If you’re a fan of kimchi, coleslaw, or sauerkraut, then you should consider yourself a fan of cabbage, and you should also be worried about this veggie. The cabbage has been under constant threat from decades alongside other leafy greens, such as broccoli, cauliflower, collard greens, Brussels sprouts, and kale.
The danger? It stems from a tiny insect known as the diamondback moth, an invasive bug that has spread across the world and quickly mutated to become immune to just about every chemical pesticide manufactured to beat it.
To curb the now billions of dollars of damage that this moth’s larvae cause ever year, scientists in New York are trying to turn the bug’s DNA against it. In a small cabbage patch near the Seneca Lake town of Geneva, a Cornell University entomologist is letting loose thousands of genetically modified diamondbacks to test their ability to disrupt the moth mating scene in the fields of the farmers.
Every moth, bred in a lab, carries a gene designed to kill offspring that inherit it. The toxic gene presents a bilogical alternative to the chemical warfare that we’ve been waging, and failing with, for decades.
“In areas where we can’t control diamondback moths, this technology would allow more of a steady flow of products onto the market,” says Anthony Shelton, the Cornell entomologist testing the moths. Shelton conducted a preliminary field trial of the insect in outdoor cages two years ago.
Many traditional farmers in New York, which produces more cabbage than any other state, are excited to use the new tool. Anthony Piedmonte has grown cabbage for more than half a century in Holley. (He leaves a few heads on his Polish neighbor’s doorstop each year, and she reciprocates by dropping off a pan of a delicious stuffed cabbage dish called gołąbki.) Some years he has more cabbage to give than others.

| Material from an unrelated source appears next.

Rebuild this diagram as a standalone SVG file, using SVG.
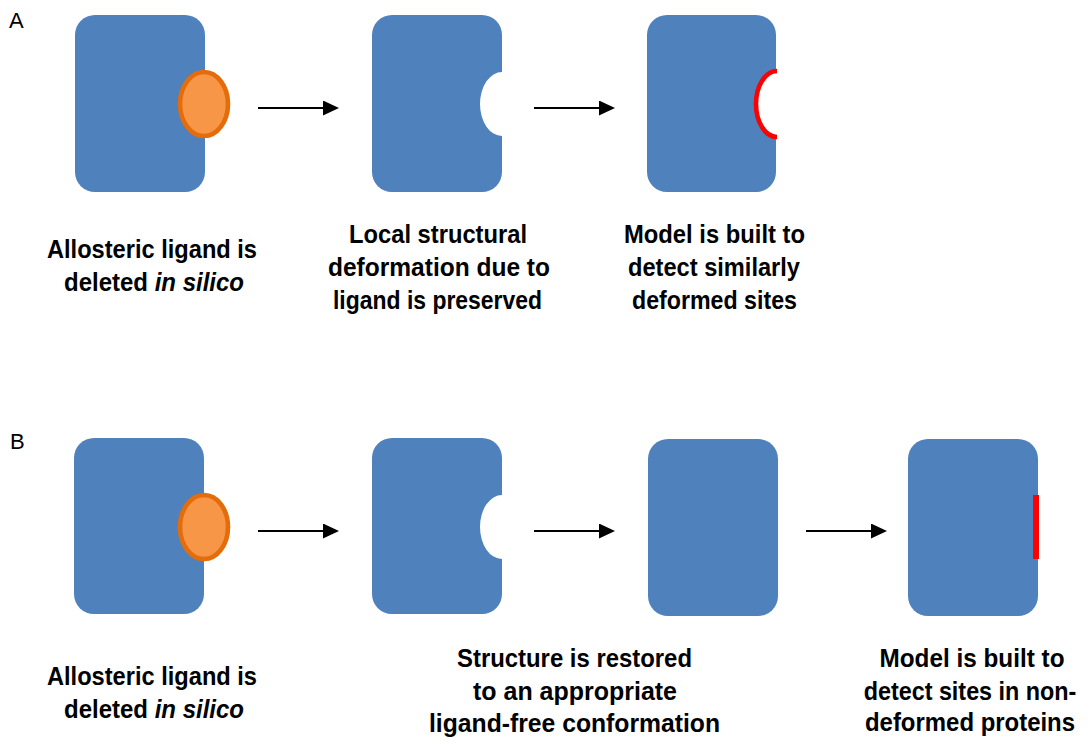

“I’ve had years in which this moth has consumed more than 25 percent of my crop,” says Piedmonte. “This last year was particularly bad.” When things get really out of hand, he says, his farm sprays a cocktail of chemicals up to three times a week.
“The problem in the South is that we never get away from them,” says David Riley, a vegetable entomologist at the University of Georgia — not connected to Oxitec’s moth endeavor. “We have diamondbacks pretty much year-round, and if you start applying an insecticide, they will basically become immune to that insecticide in short order.”